### Exercise aim
Write out the material exactly, with the pictures left out.

---

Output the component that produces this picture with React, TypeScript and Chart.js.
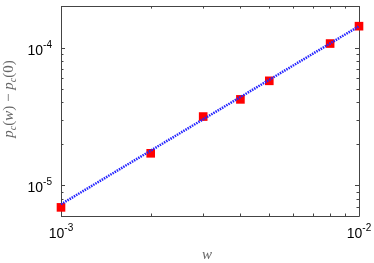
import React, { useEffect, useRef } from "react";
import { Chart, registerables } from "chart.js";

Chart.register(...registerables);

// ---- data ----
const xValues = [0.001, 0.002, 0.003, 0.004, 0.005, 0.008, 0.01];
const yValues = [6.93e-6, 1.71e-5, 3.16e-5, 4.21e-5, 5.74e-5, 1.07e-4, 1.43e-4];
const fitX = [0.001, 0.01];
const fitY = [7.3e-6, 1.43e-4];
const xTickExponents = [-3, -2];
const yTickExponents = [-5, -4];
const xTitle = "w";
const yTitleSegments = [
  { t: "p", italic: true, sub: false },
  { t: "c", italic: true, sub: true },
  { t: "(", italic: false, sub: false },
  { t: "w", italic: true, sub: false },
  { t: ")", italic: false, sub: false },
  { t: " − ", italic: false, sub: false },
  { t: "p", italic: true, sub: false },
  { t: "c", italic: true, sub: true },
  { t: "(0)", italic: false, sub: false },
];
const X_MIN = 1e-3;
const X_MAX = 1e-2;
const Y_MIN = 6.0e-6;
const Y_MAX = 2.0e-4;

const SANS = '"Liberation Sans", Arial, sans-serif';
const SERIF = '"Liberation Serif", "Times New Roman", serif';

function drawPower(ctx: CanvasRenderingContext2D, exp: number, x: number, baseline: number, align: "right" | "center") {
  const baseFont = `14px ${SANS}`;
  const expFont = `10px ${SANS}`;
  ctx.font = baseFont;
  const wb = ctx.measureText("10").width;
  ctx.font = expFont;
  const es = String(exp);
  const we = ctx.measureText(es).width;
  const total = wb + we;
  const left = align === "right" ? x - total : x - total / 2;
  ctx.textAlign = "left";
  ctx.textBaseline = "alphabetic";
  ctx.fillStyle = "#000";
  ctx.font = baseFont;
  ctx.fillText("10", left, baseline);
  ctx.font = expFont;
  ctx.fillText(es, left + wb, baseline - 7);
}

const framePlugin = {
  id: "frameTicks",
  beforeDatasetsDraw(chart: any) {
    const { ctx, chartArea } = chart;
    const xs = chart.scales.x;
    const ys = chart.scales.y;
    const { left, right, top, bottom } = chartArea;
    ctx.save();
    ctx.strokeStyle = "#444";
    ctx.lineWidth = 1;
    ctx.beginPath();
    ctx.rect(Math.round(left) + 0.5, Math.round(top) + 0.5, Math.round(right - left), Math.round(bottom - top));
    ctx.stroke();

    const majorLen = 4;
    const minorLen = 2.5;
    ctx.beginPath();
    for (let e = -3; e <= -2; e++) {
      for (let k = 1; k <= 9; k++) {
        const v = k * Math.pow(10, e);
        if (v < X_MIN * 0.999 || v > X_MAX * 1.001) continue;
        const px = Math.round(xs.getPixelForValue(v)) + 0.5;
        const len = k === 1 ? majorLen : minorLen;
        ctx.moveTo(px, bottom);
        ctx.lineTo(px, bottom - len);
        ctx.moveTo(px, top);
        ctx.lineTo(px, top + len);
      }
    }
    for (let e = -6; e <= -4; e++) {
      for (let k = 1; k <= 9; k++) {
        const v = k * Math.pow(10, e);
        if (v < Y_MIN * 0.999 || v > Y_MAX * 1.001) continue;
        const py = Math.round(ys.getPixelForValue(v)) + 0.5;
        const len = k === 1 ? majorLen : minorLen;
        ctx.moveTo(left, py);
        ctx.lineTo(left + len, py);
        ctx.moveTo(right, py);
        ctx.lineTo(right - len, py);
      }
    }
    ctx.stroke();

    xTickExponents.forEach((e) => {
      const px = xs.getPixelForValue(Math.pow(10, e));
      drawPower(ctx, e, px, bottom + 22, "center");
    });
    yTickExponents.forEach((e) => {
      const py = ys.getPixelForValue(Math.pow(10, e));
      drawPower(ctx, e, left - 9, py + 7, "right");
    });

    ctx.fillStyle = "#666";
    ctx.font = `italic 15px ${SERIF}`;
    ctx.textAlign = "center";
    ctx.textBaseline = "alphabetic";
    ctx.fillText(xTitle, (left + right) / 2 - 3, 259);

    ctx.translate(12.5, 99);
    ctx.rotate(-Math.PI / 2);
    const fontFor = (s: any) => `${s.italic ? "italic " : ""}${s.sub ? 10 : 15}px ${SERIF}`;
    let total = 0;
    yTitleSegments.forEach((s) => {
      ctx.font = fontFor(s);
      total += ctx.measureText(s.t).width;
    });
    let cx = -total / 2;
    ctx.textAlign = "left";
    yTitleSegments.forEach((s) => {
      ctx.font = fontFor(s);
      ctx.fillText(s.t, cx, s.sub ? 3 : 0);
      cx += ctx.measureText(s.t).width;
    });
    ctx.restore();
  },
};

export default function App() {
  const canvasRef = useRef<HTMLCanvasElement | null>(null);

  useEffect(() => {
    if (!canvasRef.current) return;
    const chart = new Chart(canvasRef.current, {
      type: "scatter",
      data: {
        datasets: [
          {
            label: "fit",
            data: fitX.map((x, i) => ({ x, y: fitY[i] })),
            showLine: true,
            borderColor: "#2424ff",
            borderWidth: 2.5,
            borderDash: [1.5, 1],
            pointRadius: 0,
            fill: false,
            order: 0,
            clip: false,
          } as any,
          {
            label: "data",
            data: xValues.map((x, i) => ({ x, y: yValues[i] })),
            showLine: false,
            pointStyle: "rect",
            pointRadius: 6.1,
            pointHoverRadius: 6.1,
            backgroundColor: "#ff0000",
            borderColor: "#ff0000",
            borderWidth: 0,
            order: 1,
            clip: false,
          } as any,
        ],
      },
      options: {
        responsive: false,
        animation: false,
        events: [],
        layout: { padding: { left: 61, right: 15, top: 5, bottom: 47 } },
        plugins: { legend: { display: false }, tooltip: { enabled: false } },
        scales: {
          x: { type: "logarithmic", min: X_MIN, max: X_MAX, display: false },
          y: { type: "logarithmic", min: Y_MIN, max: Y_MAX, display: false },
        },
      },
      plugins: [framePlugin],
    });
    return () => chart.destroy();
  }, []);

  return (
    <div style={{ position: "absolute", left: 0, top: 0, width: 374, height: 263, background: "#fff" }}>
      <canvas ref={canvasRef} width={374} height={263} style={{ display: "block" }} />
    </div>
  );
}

---

### Expected answer
Output the component that produces this picture with React, TypeScript and Chart.js.
import React, { useEffect, useRef } from "react";
import { Chart, registerables } from "chart.js";

Chart.register(...registerables);

// ---- data ----
const xValues = [0.001, 0.002, 0.003, 0.004, 0.005, 0.008, 0.01];
const yValues = [6.93e-6, 1.71e-5, 3.16e-5, 4.21e-5, 5.74e-5, 1.07e-4, 1.43e-4];
const fitX = [0.001, 0.01];
const fitY = [7.3e-6, 1.43e-4];
const xTickExponents = [-3, -2];
const yTickExponents = [-5, -4];
const xTitle = "w";
const yTitleSegments = [
  { t: "p", italic: true, sub: false },
  { t: "c", italic: true, sub: true },
  { t: "(", italic: false, sub: false },
  { t: "w", italic: true, sub: false },
  { t: ")", italic: false, sub: false },
  { t: " − ", italic: false, sub: false },
  { t: "p", italic: true, sub: false },
  { t: "c", italic: true, sub: true },
  { t: "(0)", italic: false, sub: false },
];
const X_MIN = 1e-3;
const X_MAX = 1e-2;
const Y_MIN = 6.0e-6;
const Y_MAX = 2.0e-4;

const SANS = '"Liberation Sans", Arial, sans-serif';
const SERIF = '"Liberation Serif", "Times New Roman", serif';

function drawPower(ctx: CanvasRenderingContext2D, exp: number, x: number, baseline: number, align: "right" | "center") {
  const baseFont = `14px ${SANS}`;
  const expFont = `10px ${SANS}`;
  ctx.font = baseFont;
  const wb = ctx.measureText("10").width;
  ctx.font = expFont;
  const es = String(exp);
  const we = ctx.measureText(es).width;
  const total = wb + we;
  const left = align === "right" ? x - total : x - total / 2;
  ctx.textAlign = "left";
  ctx.textBaseline = "alphabetic";
  ctx.fillStyle = "#000";
  ctx.font = baseFont;
  ctx.fillText("10", left, baseline);
  ctx.font = expFont;
  ctx.fillText(es, left + wb, baseline - 7);
}

const framePlugin = {
  id: "frameTicks",
  beforeDatasetsDraw(chart: any) {
    const { ctx, chartArea } = chart;
    const xs = chart.scales.x;
    const ys = chart.scales.y;
    const { left, right, top, bottom } = chartArea;
    ctx.save();
    ctx.strokeStyle = "#444";
    ctx.lineWidth = 1;
    ctx.beginPath();
    ctx.rect(Math.round(left) + 0.5, Math.round(top) + 0.5, Math.round(right - left), Math.round(bottom - top));
    ctx.stroke();

    const majorLen = 4;
    const minorLen = 2.5;
    ctx.beginPath();
    for (let e = -3; e <= -2; e++) {
      for (let k = 1; k <= 9; k++) {
        const v = k * Math.pow(10, e);
        if (v < X_MIN * 0.999 || v > X_MAX * 1.001) continue;
        const px = Math.round(xs.getPixelForValue(v)) + 0.5;
        const len = k === 1 ? majorLen : minorLen;
        ctx.moveTo(px, bottom);
        ctx.lineTo(px, bottom - len);
        ctx.moveTo(px, top);
        ctx.lineTo(px, top + len);
      }
    }
    for (let e = -6; e <= -4; e++) {
      for (let k = 1; k <= 9; k++) {
        const v = k * Math.pow(10, e);
        if (v < Y_MIN * 0.999 || v > Y_MAX * 1.001) continue;
        const py = Math.round(ys.getPixelForValue(v)) + 0.5;
        const len = k === 1 ? majorLen : minorLen;
        ctx.moveTo(left, py);
        ctx.lineTo(left + len, py);
        ctx.moveTo(right, py);
        ctx.lineTo(right - len, py);
      }
    }
    ctx.stroke();

    xTickExponents.forEach((e) => {
      const px = xs.getPixelForValue(Math.pow(10, e));
      drawPower(ctx, e, px, bottom + 22, "center");
    });
    yTickExponents.forEach((e) => {
      const py = ys.getPixelForValue(Math.pow(10, e));
      drawPower(ctx, e, left - 9, py + 7, "right");
    });

    ctx.fillStyle = "#666";
    ctx.font = `italic 15px ${SERIF}`;
    ctx.textAlign = "center";
    ctx.textBaseline = "alphabetic";
    ctx.fillText(xTitle, (left + right) / 2 - 3, 259);

    ctx.translate(12.5, 99);
    ctx.rotate(-Math.PI / 2);
    const fontFor = (s: any) => `${s.italic ? "italic " : ""}${s.sub ? 10 : 15}px ${SERIF}`;
    let total = 0;
    yTitleSegments.forEach((s) => {
      ctx.font = fontFor(s);
      total += ctx.measureText(s.t).width;
    });
    let cx = -total / 2;
    ctx.textAlign = "left";
    yTitleSegments.forEach((s) => {
      ctx.font = fontFor(s);
      ctx.fillText(s.t, cx, s.sub ? 3 : 0);
      cx += ctx.measureText(s.t).width;
    });
    ctx.restore();
  },
};

export default function App() {
  const canvasRef = useRef<HTMLCanvasElement | null>(null);

  useEffect(() => {
    if (!canvasRef.current) return;
    const chart = new Chart(canvasRef.current, {
      type: "scatter",
      data: {
        datasets: [
          {
            label: "fit",
            data: fitX.map((x, i) => ({ x, y: fitY[i] })),
            showLine: true,
            borderColor: "#2424ff",
            borderWidth: 2.5,
            borderDash: [1.5, 1],
            pointRadius: 0,
            fill: false,
            order: 0,
            clip: false,
          } as any,
          {
            label: "data",
            data: xValues.map((x, i) => ({ x, y: yValues[i] })),
            showLine: false,
            pointStyle: "rect",
            pointRadius: 6.1,
            pointHoverRadius: 6.1,
            backgroundColor: "#ff0000",
            borderColor: "#ff0000",
            borderWidth: 0,
            order: 1,
            clip: false,
          } as any,
        ],
      },
      options: {
        responsive: false,
        animation: false,
        events: [],
        layout: { padding: { left: 61, right: 15, top: 5, bottom: 47 } },
        plugins: { legend: { display: false }, tooltip: { enabled: false } },
        scales: {
          x: { type: "logarithmic", min: X_MIN, max: X_MAX, display: false },
          y: { type: "logarithmic", min: Y_MIN, max: Y_MAX, display: false },
        },
      },
      plugins: [framePlugin],
    });
    return () => chart.destroy();
  }, []);

  return (
    <div style={{ position: "absolute", left: 0, top: 0, width: 374, height: 263, background: "#fff" }}>
      <canvas ref={canvasRef} width={374} height={263} style={{ display: "block" }} />
    </div>
  );
}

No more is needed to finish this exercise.